### YOUR GOAL
Transcribe the material exactly. Images do not belong in the copy.
-- START COLLECTED DATA --
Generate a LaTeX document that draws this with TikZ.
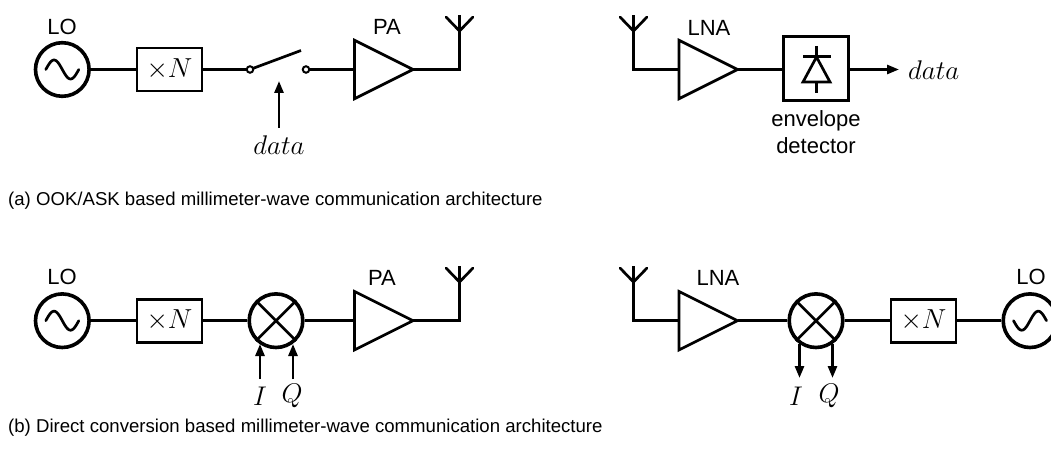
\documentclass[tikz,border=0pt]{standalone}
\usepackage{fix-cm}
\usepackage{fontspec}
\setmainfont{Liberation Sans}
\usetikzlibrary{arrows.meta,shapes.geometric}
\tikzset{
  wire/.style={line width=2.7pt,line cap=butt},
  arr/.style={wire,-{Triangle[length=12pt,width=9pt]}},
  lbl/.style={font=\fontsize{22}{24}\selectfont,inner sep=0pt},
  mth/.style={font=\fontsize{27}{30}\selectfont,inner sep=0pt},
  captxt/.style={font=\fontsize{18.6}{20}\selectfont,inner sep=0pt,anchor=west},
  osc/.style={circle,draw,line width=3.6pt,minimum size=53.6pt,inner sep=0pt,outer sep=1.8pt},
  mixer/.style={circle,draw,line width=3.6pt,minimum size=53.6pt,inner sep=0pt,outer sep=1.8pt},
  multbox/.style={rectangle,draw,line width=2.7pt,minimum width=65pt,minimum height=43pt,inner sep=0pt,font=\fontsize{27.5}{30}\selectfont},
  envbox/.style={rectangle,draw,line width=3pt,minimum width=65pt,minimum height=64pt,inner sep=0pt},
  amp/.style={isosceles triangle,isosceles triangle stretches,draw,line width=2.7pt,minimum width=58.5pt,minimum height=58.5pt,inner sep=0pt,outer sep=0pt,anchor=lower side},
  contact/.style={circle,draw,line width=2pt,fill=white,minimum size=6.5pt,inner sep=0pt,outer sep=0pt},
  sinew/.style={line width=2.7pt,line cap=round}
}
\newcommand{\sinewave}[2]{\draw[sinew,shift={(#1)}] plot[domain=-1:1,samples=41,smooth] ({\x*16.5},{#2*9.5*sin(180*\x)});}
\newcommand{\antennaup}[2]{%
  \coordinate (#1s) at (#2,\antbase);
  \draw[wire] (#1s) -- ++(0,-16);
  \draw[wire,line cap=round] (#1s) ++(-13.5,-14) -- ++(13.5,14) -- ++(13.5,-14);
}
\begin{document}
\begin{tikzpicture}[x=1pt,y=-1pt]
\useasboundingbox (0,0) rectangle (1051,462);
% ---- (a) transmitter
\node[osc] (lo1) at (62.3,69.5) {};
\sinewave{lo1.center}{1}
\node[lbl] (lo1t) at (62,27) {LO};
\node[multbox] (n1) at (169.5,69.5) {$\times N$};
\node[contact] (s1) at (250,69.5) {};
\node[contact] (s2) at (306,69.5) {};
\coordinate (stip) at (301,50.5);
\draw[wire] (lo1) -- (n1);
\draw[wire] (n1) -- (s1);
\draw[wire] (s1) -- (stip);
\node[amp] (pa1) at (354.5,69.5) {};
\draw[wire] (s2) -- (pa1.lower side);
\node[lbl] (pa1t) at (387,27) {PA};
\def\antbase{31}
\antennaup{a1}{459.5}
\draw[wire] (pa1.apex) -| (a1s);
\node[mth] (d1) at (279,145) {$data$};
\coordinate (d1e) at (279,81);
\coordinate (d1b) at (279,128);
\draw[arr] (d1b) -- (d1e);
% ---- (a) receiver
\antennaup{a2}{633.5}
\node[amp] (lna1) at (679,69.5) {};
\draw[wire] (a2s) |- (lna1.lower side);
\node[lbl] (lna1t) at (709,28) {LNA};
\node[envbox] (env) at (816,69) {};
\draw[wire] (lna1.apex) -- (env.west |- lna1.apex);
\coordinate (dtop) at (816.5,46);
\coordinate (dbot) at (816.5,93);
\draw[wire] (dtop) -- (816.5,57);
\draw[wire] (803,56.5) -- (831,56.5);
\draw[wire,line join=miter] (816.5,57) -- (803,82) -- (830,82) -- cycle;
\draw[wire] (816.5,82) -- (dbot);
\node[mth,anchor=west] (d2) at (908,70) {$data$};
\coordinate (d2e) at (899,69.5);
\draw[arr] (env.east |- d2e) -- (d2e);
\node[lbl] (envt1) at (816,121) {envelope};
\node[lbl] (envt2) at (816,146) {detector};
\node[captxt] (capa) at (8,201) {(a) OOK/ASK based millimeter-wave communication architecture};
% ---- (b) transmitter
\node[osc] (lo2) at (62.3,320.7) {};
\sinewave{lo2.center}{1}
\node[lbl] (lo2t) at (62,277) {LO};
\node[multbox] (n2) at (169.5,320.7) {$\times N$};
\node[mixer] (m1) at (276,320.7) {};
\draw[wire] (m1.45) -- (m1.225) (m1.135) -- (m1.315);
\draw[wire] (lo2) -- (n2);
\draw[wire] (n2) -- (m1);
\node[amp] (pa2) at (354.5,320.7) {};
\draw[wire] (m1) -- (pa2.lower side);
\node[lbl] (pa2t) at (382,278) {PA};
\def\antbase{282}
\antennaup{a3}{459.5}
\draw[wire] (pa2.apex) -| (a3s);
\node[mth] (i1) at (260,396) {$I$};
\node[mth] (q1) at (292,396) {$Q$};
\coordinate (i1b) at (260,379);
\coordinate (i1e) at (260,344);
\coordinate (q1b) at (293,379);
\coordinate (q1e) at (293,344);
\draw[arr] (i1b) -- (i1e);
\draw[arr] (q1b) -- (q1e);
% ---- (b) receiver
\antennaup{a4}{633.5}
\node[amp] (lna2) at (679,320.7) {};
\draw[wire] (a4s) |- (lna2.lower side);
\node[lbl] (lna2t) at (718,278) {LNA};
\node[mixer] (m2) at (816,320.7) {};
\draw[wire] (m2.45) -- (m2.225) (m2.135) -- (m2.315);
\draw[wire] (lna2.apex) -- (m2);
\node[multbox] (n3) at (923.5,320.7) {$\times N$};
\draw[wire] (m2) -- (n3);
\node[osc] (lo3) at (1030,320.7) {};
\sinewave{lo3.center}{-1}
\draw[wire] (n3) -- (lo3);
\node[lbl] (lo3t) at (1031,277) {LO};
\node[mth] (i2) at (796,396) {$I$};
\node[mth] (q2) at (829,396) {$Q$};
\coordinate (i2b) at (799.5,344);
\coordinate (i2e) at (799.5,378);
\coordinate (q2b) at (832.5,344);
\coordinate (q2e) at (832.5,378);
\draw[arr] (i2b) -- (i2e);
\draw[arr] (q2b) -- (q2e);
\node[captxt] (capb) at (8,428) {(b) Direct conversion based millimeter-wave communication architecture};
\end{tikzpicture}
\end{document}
-- END COLLECTED DATA --
### WORKED SOLUTION
Generate a LaTeX document that draws this with TikZ.
\documentclass[tikz,border=0pt]{standalone}
\usepackage{fix-cm}
\usepackage{fontspec}
\setmainfont{Liberation Sans}
\usetikzlibrary{arrows.meta,shapes.geometric}
\tikzset{
  wire/.style={line width=2.7pt,line cap=butt},
  arr/.style={wire,-{Triangle[length=12pt,width=9pt]}},
  lbl/.style={font=\fontsize{22}{24}\selectfont,inner sep=0pt},
  mth/.style={font=\fontsize{27}{30}\selectfont,inner sep=0pt},
  captxt/.style={font=\fontsize{18.6}{20}\selectfont,inner sep=0pt,anchor=west},
  osc/.style={circle,draw,line width=3.6pt,minimum size=53.6pt,inner sep=0pt,outer sep=1.8pt},
  mixer/.style={circle,draw,line width=3.6pt,minimum size=53.6pt,inner sep=0pt,outer sep=1.8pt},
  multbox/.style={rectangle,draw,line width=2.7pt,minimum width=65pt,minimum height=43pt,inner sep=0pt,font=\fontsize{27.5}{30}\selectfont},
  envbox/.style={rectangle,draw,line width=3pt,minimum width=65pt,minimum height=64pt,inner sep=0pt},
  amp/.style={isosceles triangle,isosceles triangle stretches,draw,line width=2.7pt,minimum width=58.5pt,minimum height=58.5pt,inner sep=0pt,outer sep=0pt,anchor=lower side},
  contact/.style={circle,draw,line width=2pt,fill=white,minimum size=6.5pt,inner sep=0pt,outer sep=0pt},
  sinew/.style={line width=2.7pt,line cap=round}
}
\newcommand{\sinewave}[2]{\draw[sinew,shift={(#1)}] plot[domain=-1:1,samples=41,smooth] ({\x*16.5},{#2*9.5*sin(180*\x)});}
\newcommand{\antennaup}[2]{%
  \coordinate (#1s) at (#2,\antbase);
  \draw[wire] (#1s) -- ++(0,-16);
  \draw[wire,line cap=round] (#1s) ++(-13.5,-14) -- ++(13.5,14) -- ++(13.5,-14);
}
\begin{document}
\begin{tikzpicture}[x=1pt,y=-1pt]
\useasboundingbox (0,0) rectangle (1051,462);
% ---- (a) transmitter
\node[osc] (lo1) at (62.3,69.5) {};
\sinewave{lo1.center}{1}
\node[lbl] (lo1t) at (62,27) {LO};
\node[multbox] (n1) at (169.5,69.5) {$\times N$};
\node[contact] (s1) at (250,69.5) {};
\node[contact] (s2) at (306,69.5) {};
\coordinate (stip) at (301,50.5);
\draw[wire] (lo1) -- (n1);
\draw[wire] (n1) -- (s1);
\draw[wire] (s1) -- (stip);
\node[amp] (pa1) at (354.5,69.5) {};
\draw[wire] (s2) -- (pa1.lower side);
\node[lbl] (pa1t) at (387,27) {PA};
\def\antbase{31}
\antennaup{a1}{459.5}
\draw[wire] (pa1.apex) -| (a1s);
\node[mth] (d1) at (279,145) {$data$};
\coordinate (d1e) at (279,81);
\coordinate (d1b) at (279,128);
\draw[arr] (d1b) -- (d1e);
% ---- (a) receiver
\antennaup{a2}{633.5}
\node[amp] (lna1) at (679,69.5) {};
\draw[wire] (a2s) |- (lna1.lower side);
\node[lbl] (lna1t) at (709,28) {LNA};
\node[envbox] (env) at (816,69) {};
\draw[wire] (lna1.apex) -- (env.west |- lna1.apex);
\coordinate (dtop) at (816.5,46);
\coordinate (dbot) at (816.5,93);
\draw[wire] (dtop) -- (816.5,57);
\draw[wire] (803,56.5) -- (831,56.5);
\draw[wire,line join=miter] (816.5,57) -- (803,82) -- (830,82) -- cycle;
\draw[wire] (816.5,82) -- (dbot);
\node[mth,anchor=west] (d2) at (908,70) {$data$};
\coordinate (d2e) at (899,69.5);
\draw[arr] (env.east |- d2e) -- (d2e);
\node[lbl] (envt1) at (816,121) {envelope};
\node[lbl] (envt2) at (816,146) {detector};
\node[captxt] (capa) at (8,201) {(a) OOK/ASK based millimeter-wave communication architecture};
% ---- (b) transmitter
\node[osc] (lo2) at (62.3,320.7) {};
\sinewave{lo2.center}{1}
\node[lbl] (lo2t) at (62,277) {LO};
\node[multbox] (n2) at (169.5,320.7) {$\times N$};
\node[mixer] (m1) at (276,320.7) {};
\draw[wire] (m1.45) -- (m1.225) (m1.135) -- (m1.315);
\draw[wire] (lo2) -- (n2);
\draw[wire] (n2) -- (m1);
\node[amp] (pa2) at (354.5,320.7) {};
\draw[wire] (m1) -- (pa2.lower side);
\node[lbl] (pa2t) at (382,278) {PA};
\def\antbase{282}
\antennaup{a3}{459.5}
\draw[wire] (pa2.apex) -| (a3s);
\node[mth] (i1) at (260,396) {$I$};
\node[mth] (q1) at (292,396) {$Q$};
\coordinate (i1b) at (260,379);
\coordinate (i1e) at (260,344);
\coordinate (q1b) at (293,379);
\coordinate (q1e) at (293,344);
\draw[arr] (i1b) -- (i1e);
\draw[arr] (q1b) -- (q1e);
% ---- (b) receiver
\antennaup{a4}{633.5}
\node[amp] (lna2) at (679,320.7) {};
\draw[wire] (a4s) |- (lna2.lower side);
\node[lbl] (lna2t) at (718,278) {LNA};
\node[mixer] (m2) at (816,320.7) {};
\draw[wire] (m2.45) -- (m2.225) (m2.135) -- (m2.315);
\draw[wire] (lna2.apex) -- (m2);
\node[multbox] (n3) at (923.5,320.7) {$\times N$};
\draw[wire] (m2) -- (n3);
\node[osc] (lo3) at (1030,320.7) {};
\sinewave{lo3.center}{-1}
\draw[wire] (n3) -- (lo3);
\node[lbl] (lo3t) at (1031,277) {LO};
\node[mth] (i2) at (796,396) {$I$};
\node[mth] (q2) at (829,396) {$Q$};
\coordinate (i2b) at (799.5,344);
\coordinate (i2e) at (799.5,378);
\coordinate (q2b) at (832.5,344);
\coordinate (q2e) at (832.5,378);
\draw[arr] (i2b) -- (i2e);
\draw[arr] (q2b) -- (q2e);
\node[captxt] (capb) at (8,428) {(b) Direct conversion based millimeter-wave communication architecture};
\end{tikzpicture}
\end{document}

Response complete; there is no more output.